** BEGIN **

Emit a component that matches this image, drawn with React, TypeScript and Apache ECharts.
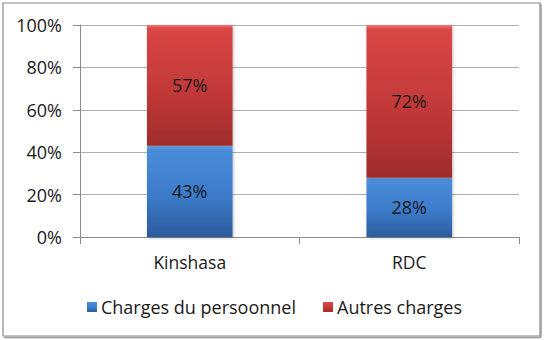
import React, { useEffect, useRef } from "react";
import * as echarts from "echarts";

const categories = ["Kinshasa", "RDC"];
const personnel = [43, 28];
const autres = [57, 72];
const seriesNames = ["Charges du persoonnel", "Autres charges"];

const FONT = "'Open Sans', 'Noto Sans', sans-serif";

export default function App() {
  const ref = useRef<HTMLDivElement>(null);
  useEffect(() => {
    if (!ref.current) return;
    const chart = echarts.init(ref.current, undefined, { renderer: "svg" });
    const blue = new echarts.graphic.LinearGradient(0, 0, 0, 1, [
      { offset: 0, color: "#7ab6f2" },
      { offset: 0.04, color: "#4b8ddb" },
      { offset: 0.55, color: "#3c7bca" },
      { offset: 1, color: "#2b5c9c" },
    ]);
    const red = new echarts.graphic.LinearGradient(0, 0, 0, 1, [
      { offset: 0, color: "#f07575" },
      { offset: 0.03, color: "#d94646" },
      { offset: 0.55, color: "#c23838" },
      { offset: 1, color: "#a02c2c" },
    ]);
    const labelStyle = {
      show: true,
      position: "inside" as const,
      formatter: "{c}%",
      color: "#1a1a1a",
      fontFamily: FONT,
      fontSize: 18,
    };
    chart.setOption({
      animation: false,
      backgroundColor: "#ffffff",
      graphic: [
        {
          type: "rect",
          shape: { x: 3, y: 3, width: 537, height: 333 },
          style: { fill: "none", stroke: "#8a8a8a", lineWidth: 1.2 },
          silent: true,
        },
        {
          type: "line",
          shape: { x1: 541, y1: 4, x2: 541, y2: 337 },
          style: { stroke: "#9a9a9a", lineWidth: 1.5 },
          silent: true,
        },
        {
          type: "line",
          shape: { x1: 4, y1: 337.5, x2: 541, y2: 337.5 },
          style: { stroke: "#9a9a9a", lineWidth: 1.5 },
          silent: true,
        },
      ],
      grid: { left: 80, right: 30, top: 25, bottom: 103, containLabel: false },
      legend: {
        data: seriesNames,
        left: "center",
        top: 293,
        itemWidth: 10,
        itemHeight: 10,
        itemGap: 27,
        icon: "rect",
        textStyle: { fontFamily: FONT, fontSize: 18, color: "#1a1a1a", padding: [0, 0, 0, -1] },
      },
      xAxis: {
        type: "category",
        data: categories,
        axisLine: { show: true, lineStyle: { color: "#8c8c8c", width: 1 } },
        axisTick: { show: true, length: 7, lineStyle: { color: "#8c8c8c" } },
        axisLabel: { margin: 16, fontFamily: FONT, fontSize: 17.5, color: "#1a1a1a" },
      },
      yAxis: {
        type: "value",
        min: 0,
        max: 100,
        interval: 20,
        axisLine: { show: true, lineStyle: { color: "#8c8c8c", width: 1 } },
        axisTick: { show: true, length: 7, lineStyle: { color: "#8c8c8c" } },
        splitLine: { show: true, lineStyle: { color: "#b0b0b0", width: 1 } },
        axisLabel: { margin: 18, formatter: "{value}%", fontFamily: FONT, fontSize: 18, color: "#1a1a1a" },
      },
      series: [
        {
          name: seriesNames[0],
          type: "bar",
          stack: "total",
          data: personnel,
          barCategoryGap: "61%",
          itemStyle: { color: blue, shadowColor: "rgba(0,0,0,0.25)", shadowBlur: 3, shadowOffsetX: 1, shadowOffsetY: 1 },
          label: labelStyle,
        },
        {
          name: seriesNames[1],
          type: "bar",
          stack: "total",
          data: autres,
          barCategoryGap: "61%",
          itemStyle: { color: red, shadowColor: "rgba(0,0,0,0.25)", shadowBlur: 3, shadowOffsetX: 1, shadowOffsetY: 1 },
          label: labelStyle,
        },
      ],
    });
    return () => chart.dispose();
  }, []);
  return (
    <div
      ref={ref}
      style={{ position: "fixed", left: 0, top: 0, width: 549, height: 340 }}
    />
  );
}
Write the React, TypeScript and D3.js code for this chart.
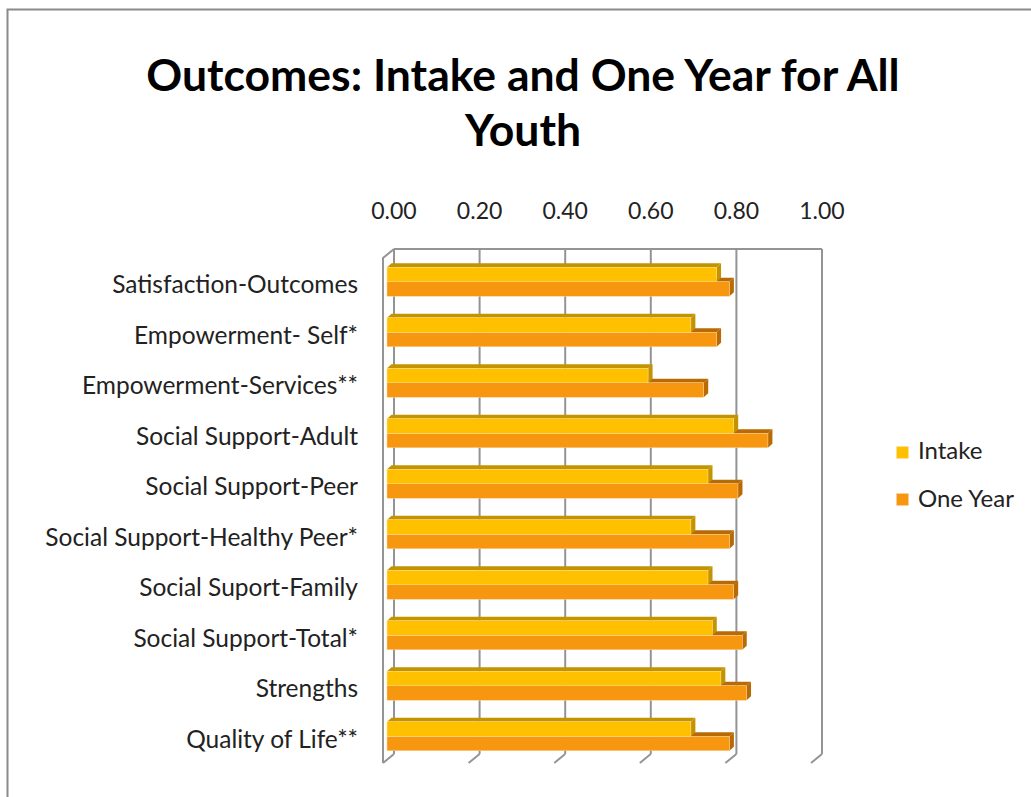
import React from "react";
import * as d3 from "d3";

const categories = [
  "Satisfaction-Outcomes",
  "Empowerment- Self*",
  "Empowerment-Services**",
  "Social Support-Adult",
  "Social Support-Peer",
  "Social Support-Healthy Peer*",
  "Social Suport-Family",
  "Social Support-Total*",
  "Strengths",
  "Quality of Life**",
];
const intake = [0.77, 0.71, 0.61, 0.81, 0.75, 0.71, 0.75, 0.76, 0.78, 0.71];
const oneYear = [0.8, 0.77, 0.74, 0.89, 0.82, 0.8, 0.81, 0.83, 0.84, 0.8];
const tickValues = [0, 0.2, 0.4, 0.6, 0.8, 1.0];
const seriesNames = ["Intake", "One Year"];

const FONT = "Lato, 'Open Sans', sans-serif";
const colors = [
  { front: "#FFC000", dark: "#C39300", edge: "#FFE2A0" },
  { front: "#F7960F", dark: "#B86B05", edge: "#FBD3A0" },
];

export default function App() {
  const W = 1031;
  const H = 797;
  // back wall
  const xBack = d3.scaleLinear().domain([0, 1]).range([394, 822]);
  const backTop = 249;
  const backBottom = 754;
  const dX = -11;
  const dY = 9;
  // bar plane
  const xBar = d3.scaleLinear().domain([0, 1]).range([387, 815]);
  const yBand = d3
    .scaleBand<string>()
    .domain(categories)
    .range([254, 759])
    .paddingInner(0.366)
    .paddingOuter(0.183);
  // label plane (front)
  const yFront = d3
    .scaleBand<string>()
    .domain(categories)
    .range([backTop + dY, backBottom + dY]);

  const depthX = 4.5;
  const depthY = 4;
  const bw = yBand.bandwidth() + 1;
  const fh = (bw - depthY) / 2;

  const series = [intake, oneYear];
  const gridColor = "#949494";

  const bar = (v: number, y0: number, c: typeof colors[0], key: string) => {
    const x0 = xBar(0);
    const x1 = xBar(v);
    const ft = y0 + depthY;
    const fb = ft + fh;
    return (
      <g key={key}>
        <path
          d={`M${x0},${ft}L${x1},${ft}L${x1 + depthX},${y0}L${x0 + depthX},${y0}Z`}
          fill={c.dark}
        />
        <path
          d={`M${x1},${ft}L${x1 + depthX},${y0}L${x1 + depthX},${fb - depthY}L${x1},${fb}Z`}
          fill={c.dark}
        />
        <rect x={x0} y={ft} width={x1 - x0} height={fh} fill={c.front} stroke={c.edge} strokeWidth={0.5} />
      </g>
    );
  };

  return (
    <svg
      width={W}
      height={H}
      style={{ position: "absolute", left: 0, top: 0, background: "#fff" }}
    >
      <rect x={7.5} y={9.5} width={1100} height={900} fill="#fff" stroke="#8a8a8a" strokeWidth={2} />
      <text
        x={523}
        y={91}
        textAnchor="middle"
        fontFamily={FONT}
        fontWeight="bold"
        fontSize={44.5}
        fill="#000"
      >
        Outcomes: Intake and One Year for All
      </text>
      <text
        x={523}
        y={146}
        textAnchor="middle"
        fontFamily={FONT}
        fontWeight="bold"
        fontSize={44.5}
        fill="#000"
      >
        Youth
      </text>

      {/* walls */}
      <g stroke={gridColor} strokeWidth={2} fill="none">
        {tickValues.map((t) => (
          <line key={"g" + t} x1={xBack(t)} x2={xBack(t)} y1={backTop} y2={backBottom} />
        ))}
        {tickValues.map((t) => (
          <line
            key={"b" + t}
            x1={xBack(t)}
            x2={xBack(t) + dX}
            y1={backBottom}
            y2={backBottom + dY}
          />
        ))}
        <line x1={xBack(0)} x2={xBack(1)} y1={backTop} y2={backTop} />
        <polyline
          points={`${xBack(0)},${backTop} ${xBack(0) + dX},${backTop + dY} ${xBack(0) + dX},${backBottom + dY}`}
        />
      </g>

      {/* tick labels */}
      {tickValues.map((t) => (
        <text
          key={"t" + t}
          x={xBack(t)}
          y={219}
          textAnchor="middle"
          fontFamily={FONT}
          fontSize={23}
          fill="#222"
        >
          {d3.format(".2f")(t)}
        </text>
      ))}

      {/* bars */}
      {categories.map((cat, i) => {
        const yb = yBand(cat)!;
        return (
          <g key={cat}>
            {[1, 0].map((s) => bar(series[s][i], yb + s * fh, colors[s], cat + s))}
          </g>
        );
      })}

      {/* category labels */}
      {categories.map((cat) => (
        <text
          key={"l" + cat}
          x={358}
          y={yFront(cat)! + yFront.bandwidth() / 2 + 10}
          textAnchor="end"
          fontFamily={FONT}
          fontSize={24.5}
          fill="#222"
        >
          {cat}
        </text>
      ))}

      {/* legend */}
      {seriesNames.map((n, i) => (
        <g key={n}>
          <rect x={896.5} y={446.5 + i * 47} width={12} height={12} fill={colors[i].front} stroke={colors[i].edge} strokeWidth={0.6} />
          <text x={918} y={459 + i * 48} fontFamily={FONT} fontSize={24} fill="#222">
            {n}
          </text>
        </g>
      ))}
    </svg>
  );
}
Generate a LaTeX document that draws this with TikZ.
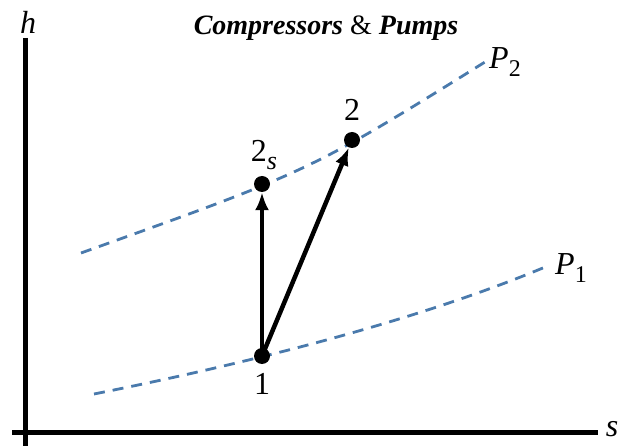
\documentclass[tikz,border=0pt]{standalone}
\usepackage{fontspec}
\setmainfont{Liberation Serif}
\usetikzlibrary{arrows.meta}
\definecolor{curveblue}{RGB}{74,122,172}
\tikzset{
  axis/.style={line width=5pt},
  isobar/.style={curveblue, line width=2.8pt, dash pattern=on 11pt off 8pt},
  statept/.style={circle, fill=black, inner sep=0pt, minimum size=16pt},
  proc/.style={line width=4.5pt, -{Latex[length=18pt,width=14pt]}},
  lbl/.style={font=\fontsize{32}{32}\selectfont, inner sep=0pt},
}
\begin{document}
\begin{tikzpicture}[x=1pt,y=-1pt]
\useasboundingbox (0,0) rectangle (629,446);
% axes
\coordinate (ytop) at (25,38);
\coordinate (ybot) at (25,446);
\coordinate (xl) at (12,432);
\coordinate (xr) at (598,432);
\draw[axis] (ytop) -- (ybot);
\draw[axis] (xl) -- (xr);
\node[lbl] (hlab) at (28,22) {\textit{h}};
\node[lbl] (slab) at (612,429) {\textit{s}};
% title
\node[inner sep=0pt, font=\fontsize{28}{28}\selectfont] (title) at (326,28) {\textbf{\textit{Compressors}} \& \textbf{\textit{Pumps}}};
% isobars
\coordinate (p2a) at (81,253);
\coordinate (p2b) at (485,62);
\coordinate (p1a) at (94,394);
\coordinate (p1b) at (550,265);
\draw[isobar] (p2a) .. controls (310,171) .. (p2b);
\draw[isobar] (p1a) .. controls (250,363) and (420,320) .. (p1b);
\node[lbl, anchor=west] (P2) at (489,62) {\textit{P}\raisebox{-0.25em}{\fontsize{24}{24}\selectfont 2}};
\node[lbl, anchor=west] (P1) at (555,268) {\textit{P}\raisebox{-0.25em}{\fontsize{24}{24}\selectfont 1}};
% states
\node[statept] (s1) at (262,356) {};
\node[statept] (s2s) at (262,184) {};
\node[statept] (s2) at (352,140) {};
\node[lbl] (l1) at (262,384) {1};
\node[lbl] (l2s) at (264,155) {2\raisebox{-0.25em}{\fontsize{26}{26}\selectfont\textit{s}}};
\node[lbl] (l2) at (352,110) {2};
% processes
\draw[proc] (s1.center) -- (s2s);
\draw[proc] (s1.center) -- (s2);
\end{tikzpicture}
\end{document}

** END **

OBJECTIVE »
Take the lines from the one containing "Generate a LaTeX" through the final line of the listing above and print them exactly, including both ends but no pictures.

ANSWER FOR THIS EXERCISE »
Generate a LaTeX document that draws this with TikZ.
\documentclass[tikz,border=0pt]{standalone}
\usepackage{fontspec}
\setmainfont{Liberation Serif}
\usetikzlibrary{arrows.meta}
\definecolor{curveblue}{RGB}{74,122,172}
\tikzset{
  axis/.style={line width=5pt},
  isobar/.style={curveblue, line width=2.8pt, dash pattern=on 11pt off 8pt},
  statept/.style={circle, fill=black, inner sep=0pt, minimum size=16pt},
  proc/.style={line width=4.5pt, -{Latex[length=18pt,width=14pt]}},
  lbl/.style={font=\fontsize{32}{32}\selectfont, inner sep=0pt},
}
\begin{document}
\begin{tikzpicture}[x=1pt,y=-1pt]
\useasboundingbox (0,0) rectangle (629,446);
% axes
\coordinate (ytop) at (25,38);
\coordinate (ybot) at (25,446);
\coordinate (xl) at (12,432);
\coordinate (xr) at (598,432);
\draw[axis] (ytop) -- (ybot);
\draw[axis] (xl) -- (xr);
\node[lbl] (hlab) at (28,22) {\textit{h}};
\node[lbl] (slab) at (612,429) {\textit{s}};
% title
\node[inner sep=0pt, font=\fontsize{28}{28}\selectfont] (title) at (326,28) {\textbf{\textit{Compressors}} \& \textbf{\textit{Pumps}}};
% isobars
\coordinate (p2a) at (81,253);
\coordinate (p2b) at (485,62);
\coordinate (p1a) at (94,394);
\coordinate (p1b) at (550,265);
\draw[isobar] (p2a) .. controls (310,171) .. (p2b);
\draw[isobar] (p1a) .. controls (250,363) and (420,320) .. (p1b);
\node[lbl, anchor=west] (P2) at (489,62) {\textit{P}\raisebox{-0.25em}{\fontsize{24}{24}\selectfont 2}};
\node[lbl, anchor=west] (P1) at (555,268) {\textit{P}\raisebox{-0.25em}{\fontsize{24}{24}\selectfont 1}};
% states
\node[statept] (s1) at (262,356) {};
\node[statept] (s2s) at (262,184) {};
\node[statept] (s2) at (352,140) {};
\node[lbl] (l1) at (262,384) {1};
\node[lbl] (l2s) at (264,155) {2\raisebox{-0.25em}{\fontsize{26}{26}\selectfont\textit{s}}};
\node[lbl] (l2) at (352,110) {2};
% processes
\draw[proc] (s1.center) -- (s2s);
\draw[proc] (s1.center) -- (s2);
\end{tikzpicture}
\end{document}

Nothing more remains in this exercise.